→ **JOB**
Your task is to quote the records from their first line through the line containing "1213, 1410, 1921];", with nothing added or left out.

[Code that draws figures]
......

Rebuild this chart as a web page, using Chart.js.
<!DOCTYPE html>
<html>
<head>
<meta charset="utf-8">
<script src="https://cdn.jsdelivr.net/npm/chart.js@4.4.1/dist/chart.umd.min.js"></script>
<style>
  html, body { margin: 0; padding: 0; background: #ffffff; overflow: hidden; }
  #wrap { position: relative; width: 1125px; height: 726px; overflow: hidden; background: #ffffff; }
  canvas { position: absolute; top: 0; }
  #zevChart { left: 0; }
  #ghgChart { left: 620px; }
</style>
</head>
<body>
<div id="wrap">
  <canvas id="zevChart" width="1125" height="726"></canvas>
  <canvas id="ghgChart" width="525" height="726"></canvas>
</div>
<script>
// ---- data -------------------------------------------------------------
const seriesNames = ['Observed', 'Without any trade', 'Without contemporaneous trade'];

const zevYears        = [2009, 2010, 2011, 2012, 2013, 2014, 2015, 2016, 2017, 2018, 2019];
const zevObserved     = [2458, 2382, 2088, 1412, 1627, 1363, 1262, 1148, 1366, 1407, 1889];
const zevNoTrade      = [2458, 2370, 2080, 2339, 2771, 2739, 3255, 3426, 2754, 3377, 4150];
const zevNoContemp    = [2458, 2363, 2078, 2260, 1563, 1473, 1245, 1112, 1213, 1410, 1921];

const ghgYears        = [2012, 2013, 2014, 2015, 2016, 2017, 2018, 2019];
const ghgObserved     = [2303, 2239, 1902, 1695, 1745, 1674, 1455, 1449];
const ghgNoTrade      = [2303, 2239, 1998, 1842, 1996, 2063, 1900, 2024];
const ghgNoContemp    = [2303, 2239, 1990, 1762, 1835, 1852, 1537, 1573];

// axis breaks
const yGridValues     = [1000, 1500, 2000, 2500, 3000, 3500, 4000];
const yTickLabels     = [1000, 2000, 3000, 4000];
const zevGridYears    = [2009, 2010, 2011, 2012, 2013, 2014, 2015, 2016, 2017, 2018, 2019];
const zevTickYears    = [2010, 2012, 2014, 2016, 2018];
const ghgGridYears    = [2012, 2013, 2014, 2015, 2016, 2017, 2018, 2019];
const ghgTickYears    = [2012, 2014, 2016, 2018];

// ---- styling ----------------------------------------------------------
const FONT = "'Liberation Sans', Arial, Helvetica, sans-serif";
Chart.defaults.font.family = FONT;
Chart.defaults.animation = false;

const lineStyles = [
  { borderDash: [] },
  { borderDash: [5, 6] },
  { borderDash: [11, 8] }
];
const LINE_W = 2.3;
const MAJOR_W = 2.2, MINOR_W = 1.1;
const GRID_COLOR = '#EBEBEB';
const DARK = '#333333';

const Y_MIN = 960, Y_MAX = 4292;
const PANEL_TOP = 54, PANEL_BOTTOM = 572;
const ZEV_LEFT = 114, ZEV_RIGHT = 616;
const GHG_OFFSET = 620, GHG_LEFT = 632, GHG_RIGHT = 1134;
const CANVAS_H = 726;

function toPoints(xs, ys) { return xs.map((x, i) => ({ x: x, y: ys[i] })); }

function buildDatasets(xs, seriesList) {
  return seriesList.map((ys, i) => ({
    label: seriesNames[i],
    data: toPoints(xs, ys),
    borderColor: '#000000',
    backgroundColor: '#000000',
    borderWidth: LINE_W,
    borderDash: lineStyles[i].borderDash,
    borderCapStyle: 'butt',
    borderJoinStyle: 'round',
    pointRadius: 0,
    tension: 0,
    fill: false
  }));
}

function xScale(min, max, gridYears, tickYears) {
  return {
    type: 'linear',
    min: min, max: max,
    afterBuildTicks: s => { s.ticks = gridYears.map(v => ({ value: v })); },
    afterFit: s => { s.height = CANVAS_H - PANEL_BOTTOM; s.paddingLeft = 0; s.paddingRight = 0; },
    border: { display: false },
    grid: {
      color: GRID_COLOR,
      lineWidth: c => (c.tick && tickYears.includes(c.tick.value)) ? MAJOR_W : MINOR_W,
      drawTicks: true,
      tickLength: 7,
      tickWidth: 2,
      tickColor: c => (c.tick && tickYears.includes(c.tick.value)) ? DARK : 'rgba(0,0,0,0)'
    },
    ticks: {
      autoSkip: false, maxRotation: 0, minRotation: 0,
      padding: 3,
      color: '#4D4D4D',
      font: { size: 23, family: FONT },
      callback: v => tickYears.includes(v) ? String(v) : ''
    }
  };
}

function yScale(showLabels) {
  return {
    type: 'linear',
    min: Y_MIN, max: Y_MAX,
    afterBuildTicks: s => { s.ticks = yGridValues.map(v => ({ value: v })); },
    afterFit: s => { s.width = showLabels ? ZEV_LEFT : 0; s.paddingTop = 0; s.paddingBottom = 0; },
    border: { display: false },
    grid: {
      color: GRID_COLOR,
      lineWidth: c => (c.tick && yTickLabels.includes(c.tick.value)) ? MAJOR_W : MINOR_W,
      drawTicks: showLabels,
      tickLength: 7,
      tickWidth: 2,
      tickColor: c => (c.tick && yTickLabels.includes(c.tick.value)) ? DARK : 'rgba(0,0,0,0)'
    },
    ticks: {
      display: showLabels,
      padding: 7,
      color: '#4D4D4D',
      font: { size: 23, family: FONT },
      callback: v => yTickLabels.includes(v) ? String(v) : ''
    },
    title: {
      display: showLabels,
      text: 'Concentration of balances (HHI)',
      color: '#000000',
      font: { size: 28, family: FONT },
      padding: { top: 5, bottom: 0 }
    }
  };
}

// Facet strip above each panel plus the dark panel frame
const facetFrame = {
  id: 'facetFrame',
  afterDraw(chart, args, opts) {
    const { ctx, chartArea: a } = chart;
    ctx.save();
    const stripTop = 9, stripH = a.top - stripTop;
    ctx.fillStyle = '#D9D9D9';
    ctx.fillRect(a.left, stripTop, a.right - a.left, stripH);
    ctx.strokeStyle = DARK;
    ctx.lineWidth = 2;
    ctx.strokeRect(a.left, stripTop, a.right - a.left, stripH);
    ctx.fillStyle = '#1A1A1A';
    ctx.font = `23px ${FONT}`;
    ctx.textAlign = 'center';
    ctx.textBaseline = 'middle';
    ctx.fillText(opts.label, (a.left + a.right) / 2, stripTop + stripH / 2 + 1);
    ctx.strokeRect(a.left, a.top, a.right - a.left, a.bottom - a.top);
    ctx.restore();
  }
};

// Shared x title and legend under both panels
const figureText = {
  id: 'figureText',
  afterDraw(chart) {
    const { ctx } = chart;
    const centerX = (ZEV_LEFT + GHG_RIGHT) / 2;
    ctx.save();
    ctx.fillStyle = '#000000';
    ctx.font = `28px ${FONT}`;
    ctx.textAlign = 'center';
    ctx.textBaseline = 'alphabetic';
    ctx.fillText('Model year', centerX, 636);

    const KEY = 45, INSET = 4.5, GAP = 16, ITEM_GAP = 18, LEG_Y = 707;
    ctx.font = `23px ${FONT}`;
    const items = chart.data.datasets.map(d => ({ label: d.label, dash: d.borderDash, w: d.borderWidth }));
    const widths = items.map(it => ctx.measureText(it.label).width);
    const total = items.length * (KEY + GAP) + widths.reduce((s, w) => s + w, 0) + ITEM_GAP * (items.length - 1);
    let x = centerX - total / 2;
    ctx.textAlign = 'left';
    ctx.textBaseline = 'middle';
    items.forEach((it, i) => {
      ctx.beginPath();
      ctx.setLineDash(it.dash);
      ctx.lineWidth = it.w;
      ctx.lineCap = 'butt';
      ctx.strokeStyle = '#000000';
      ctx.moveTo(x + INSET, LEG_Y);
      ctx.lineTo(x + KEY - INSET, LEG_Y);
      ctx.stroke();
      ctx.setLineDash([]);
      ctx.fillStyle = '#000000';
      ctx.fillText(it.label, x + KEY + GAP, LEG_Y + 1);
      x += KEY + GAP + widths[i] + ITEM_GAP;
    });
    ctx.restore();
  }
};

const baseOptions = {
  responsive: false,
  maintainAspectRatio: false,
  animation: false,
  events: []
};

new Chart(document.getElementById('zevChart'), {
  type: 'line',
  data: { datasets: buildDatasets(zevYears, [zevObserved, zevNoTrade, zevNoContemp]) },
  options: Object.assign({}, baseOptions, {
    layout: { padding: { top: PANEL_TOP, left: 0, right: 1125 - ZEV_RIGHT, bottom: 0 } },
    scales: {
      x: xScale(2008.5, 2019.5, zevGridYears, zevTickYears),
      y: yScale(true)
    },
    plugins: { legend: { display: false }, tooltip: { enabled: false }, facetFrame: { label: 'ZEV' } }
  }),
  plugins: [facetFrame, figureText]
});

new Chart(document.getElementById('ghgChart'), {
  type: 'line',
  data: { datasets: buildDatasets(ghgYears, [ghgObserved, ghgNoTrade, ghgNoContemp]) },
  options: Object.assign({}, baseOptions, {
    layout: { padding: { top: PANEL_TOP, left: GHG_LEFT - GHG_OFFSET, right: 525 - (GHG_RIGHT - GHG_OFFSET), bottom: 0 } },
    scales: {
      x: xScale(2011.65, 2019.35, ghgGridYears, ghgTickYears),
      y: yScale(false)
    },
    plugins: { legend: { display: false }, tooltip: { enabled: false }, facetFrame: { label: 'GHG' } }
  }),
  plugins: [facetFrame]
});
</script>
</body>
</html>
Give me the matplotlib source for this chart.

......

→ **EXPECTED OUTPUT**
Rebuild this chart as a web page, using Chart.js.
<!DOCTYPE html>
<html>
<head>
<meta charset="utf-8">
<script src="https://cdn.jsdelivr.net/npm/chart.js@4.4.1/dist/chart.umd.min.js"></script>
<style>
  html, body { margin: 0; padding: 0; background: #ffffff; overflow: hidden; }
  #wrap { position: relative; width: 1125px; height: 726px; overflow: hidden; background: #ffffff; }
  canvas { position: absolute; top: 0; }
  #zevChart { left: 0; }
  #ghgChart { left: 620px; }
</style>
</head>
<body>
<div id="wrap">
  <canvas id="zevChart" width="1125" height="726"></canvas>
  <canvas id="ghgChart" width="525" height="726"></canvas>
</div>
<script>
// ---- data -------------------------------------------------------------
const seriesNames = ['Observed', 'Without any trade', 'Without contemporaneous trade'];

const zevYears        = [2009, 2010, 2011, 2012, 2013, 2014, 2015, 2016, 2017, 2018, 2019];
const zevObserved     = [2458, 2382, 2088, 1412, 1627, 1363, 1262, 1148, 1366, 1407, 1889];
const zevNoTrade      = [2458, 2370, 2080, 2339, 2771, 2739, 3255, 3426, 2754, 3377, 4150];
const zevNoContemp    = [2458, 2363, 2078, 2260, 1563, 1473, 1245, 1112, 1213, 1410, 1921];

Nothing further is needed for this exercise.